Given problem — Repeat exactly the lines from the start through the line with "YAxis, Legend, ReferenceDot", both ends included.

Given information —
━━━━━━━━

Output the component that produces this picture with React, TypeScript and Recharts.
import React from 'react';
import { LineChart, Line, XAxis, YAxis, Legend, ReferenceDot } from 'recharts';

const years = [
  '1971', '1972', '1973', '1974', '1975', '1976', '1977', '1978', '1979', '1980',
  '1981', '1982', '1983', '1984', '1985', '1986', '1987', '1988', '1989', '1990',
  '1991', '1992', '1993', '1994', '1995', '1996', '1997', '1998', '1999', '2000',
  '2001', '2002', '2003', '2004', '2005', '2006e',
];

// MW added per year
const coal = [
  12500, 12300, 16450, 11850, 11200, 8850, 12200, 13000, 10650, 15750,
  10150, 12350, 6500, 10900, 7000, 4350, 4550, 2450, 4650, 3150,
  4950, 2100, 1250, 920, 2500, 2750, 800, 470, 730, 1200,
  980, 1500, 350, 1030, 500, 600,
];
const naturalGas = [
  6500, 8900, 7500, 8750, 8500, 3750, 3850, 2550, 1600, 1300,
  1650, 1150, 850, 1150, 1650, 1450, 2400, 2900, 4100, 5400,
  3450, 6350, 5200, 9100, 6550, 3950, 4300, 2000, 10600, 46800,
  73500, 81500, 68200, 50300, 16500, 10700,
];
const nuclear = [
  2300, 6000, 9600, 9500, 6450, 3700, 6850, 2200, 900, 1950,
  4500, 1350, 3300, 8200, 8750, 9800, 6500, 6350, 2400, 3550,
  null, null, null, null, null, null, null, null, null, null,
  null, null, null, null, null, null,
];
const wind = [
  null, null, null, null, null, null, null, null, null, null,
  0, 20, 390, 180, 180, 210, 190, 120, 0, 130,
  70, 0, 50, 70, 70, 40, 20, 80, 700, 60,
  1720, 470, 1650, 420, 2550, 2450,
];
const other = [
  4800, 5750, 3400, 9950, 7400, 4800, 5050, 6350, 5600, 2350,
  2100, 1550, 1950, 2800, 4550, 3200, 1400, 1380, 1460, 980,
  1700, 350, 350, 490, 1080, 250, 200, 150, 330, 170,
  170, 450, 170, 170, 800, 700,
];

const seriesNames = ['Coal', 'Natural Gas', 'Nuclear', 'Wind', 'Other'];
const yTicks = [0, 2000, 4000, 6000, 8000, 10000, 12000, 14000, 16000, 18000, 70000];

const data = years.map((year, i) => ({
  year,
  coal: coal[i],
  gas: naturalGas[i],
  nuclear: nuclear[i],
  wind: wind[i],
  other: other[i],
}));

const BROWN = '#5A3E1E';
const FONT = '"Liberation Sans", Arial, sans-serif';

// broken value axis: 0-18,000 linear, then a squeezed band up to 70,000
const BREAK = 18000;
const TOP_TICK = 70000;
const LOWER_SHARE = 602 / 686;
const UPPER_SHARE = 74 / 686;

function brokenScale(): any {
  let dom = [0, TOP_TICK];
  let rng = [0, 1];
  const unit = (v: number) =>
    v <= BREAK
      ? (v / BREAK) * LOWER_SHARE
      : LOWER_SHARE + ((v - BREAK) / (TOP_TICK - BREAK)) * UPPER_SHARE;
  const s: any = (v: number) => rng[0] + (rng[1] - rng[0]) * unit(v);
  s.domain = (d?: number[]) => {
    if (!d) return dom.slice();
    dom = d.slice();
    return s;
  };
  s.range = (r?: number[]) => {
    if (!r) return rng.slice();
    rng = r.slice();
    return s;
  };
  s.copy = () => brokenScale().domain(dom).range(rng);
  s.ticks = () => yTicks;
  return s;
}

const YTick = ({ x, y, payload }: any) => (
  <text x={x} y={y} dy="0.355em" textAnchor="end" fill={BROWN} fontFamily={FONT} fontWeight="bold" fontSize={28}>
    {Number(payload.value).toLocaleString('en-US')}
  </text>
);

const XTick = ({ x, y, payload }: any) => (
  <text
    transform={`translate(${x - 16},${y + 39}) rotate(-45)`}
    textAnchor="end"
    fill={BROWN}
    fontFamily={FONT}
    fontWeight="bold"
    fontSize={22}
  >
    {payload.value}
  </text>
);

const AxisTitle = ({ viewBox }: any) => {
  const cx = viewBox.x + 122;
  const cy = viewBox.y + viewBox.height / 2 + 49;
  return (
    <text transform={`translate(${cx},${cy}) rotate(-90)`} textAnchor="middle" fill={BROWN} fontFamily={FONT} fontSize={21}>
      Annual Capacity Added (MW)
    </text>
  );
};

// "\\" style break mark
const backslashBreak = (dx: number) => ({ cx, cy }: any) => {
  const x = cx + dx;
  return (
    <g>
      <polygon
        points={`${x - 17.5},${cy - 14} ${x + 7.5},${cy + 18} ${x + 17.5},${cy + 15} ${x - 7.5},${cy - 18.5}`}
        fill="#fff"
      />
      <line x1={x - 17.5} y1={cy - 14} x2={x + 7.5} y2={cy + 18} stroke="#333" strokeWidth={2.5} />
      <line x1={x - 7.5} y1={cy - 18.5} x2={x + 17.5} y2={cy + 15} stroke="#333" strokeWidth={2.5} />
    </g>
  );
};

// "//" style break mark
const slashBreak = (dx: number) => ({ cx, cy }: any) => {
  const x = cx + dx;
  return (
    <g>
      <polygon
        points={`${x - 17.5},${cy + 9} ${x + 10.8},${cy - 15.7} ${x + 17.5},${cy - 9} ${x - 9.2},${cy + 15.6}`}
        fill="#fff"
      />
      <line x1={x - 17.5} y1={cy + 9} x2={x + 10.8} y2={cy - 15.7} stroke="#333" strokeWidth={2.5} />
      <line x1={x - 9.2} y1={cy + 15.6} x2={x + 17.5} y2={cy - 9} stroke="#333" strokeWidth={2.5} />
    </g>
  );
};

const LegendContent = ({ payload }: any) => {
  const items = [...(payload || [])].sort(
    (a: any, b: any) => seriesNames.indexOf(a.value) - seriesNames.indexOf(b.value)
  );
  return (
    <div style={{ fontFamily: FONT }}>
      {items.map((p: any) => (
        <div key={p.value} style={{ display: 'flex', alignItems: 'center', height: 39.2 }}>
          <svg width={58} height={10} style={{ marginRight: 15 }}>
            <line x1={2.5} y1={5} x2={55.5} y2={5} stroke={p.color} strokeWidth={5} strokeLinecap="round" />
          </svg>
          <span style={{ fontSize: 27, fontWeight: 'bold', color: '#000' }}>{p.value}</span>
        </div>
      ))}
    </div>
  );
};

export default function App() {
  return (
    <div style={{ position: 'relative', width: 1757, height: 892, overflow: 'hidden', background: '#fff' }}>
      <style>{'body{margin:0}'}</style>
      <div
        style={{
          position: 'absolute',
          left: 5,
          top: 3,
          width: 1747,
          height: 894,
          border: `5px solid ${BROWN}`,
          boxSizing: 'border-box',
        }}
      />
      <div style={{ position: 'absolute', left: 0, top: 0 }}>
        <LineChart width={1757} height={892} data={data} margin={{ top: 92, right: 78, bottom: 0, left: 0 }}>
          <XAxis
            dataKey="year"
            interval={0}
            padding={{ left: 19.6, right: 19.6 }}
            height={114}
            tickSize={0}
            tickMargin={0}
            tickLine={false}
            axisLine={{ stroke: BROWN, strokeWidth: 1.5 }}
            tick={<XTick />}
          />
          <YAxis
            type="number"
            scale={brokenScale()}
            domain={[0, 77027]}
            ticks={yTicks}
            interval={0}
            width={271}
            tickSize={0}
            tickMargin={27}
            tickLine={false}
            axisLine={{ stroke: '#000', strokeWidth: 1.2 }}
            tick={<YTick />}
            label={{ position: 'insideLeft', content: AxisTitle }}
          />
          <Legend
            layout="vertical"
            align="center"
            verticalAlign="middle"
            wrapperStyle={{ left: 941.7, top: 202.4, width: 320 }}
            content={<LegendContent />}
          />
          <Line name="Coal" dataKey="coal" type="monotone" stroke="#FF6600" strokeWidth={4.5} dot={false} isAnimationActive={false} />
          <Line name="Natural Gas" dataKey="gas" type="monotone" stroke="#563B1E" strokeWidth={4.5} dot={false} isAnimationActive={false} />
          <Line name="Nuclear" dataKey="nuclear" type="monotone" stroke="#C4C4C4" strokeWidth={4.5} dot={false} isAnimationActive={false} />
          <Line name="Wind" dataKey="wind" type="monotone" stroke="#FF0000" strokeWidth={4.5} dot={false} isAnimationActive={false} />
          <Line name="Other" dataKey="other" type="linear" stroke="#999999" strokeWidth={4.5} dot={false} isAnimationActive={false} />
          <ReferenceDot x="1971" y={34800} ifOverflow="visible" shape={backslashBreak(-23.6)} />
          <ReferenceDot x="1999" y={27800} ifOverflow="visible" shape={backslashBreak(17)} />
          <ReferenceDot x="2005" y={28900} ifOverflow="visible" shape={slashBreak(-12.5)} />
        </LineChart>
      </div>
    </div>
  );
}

━━━━━━━━

Result for this exercise —
Output the component that produces this picture with React, TypeScript and Recharts.
import React from 'react';
import { LineChart, Line, XAxis, YAxis, Legend, ReferenceDot } from 'recharts';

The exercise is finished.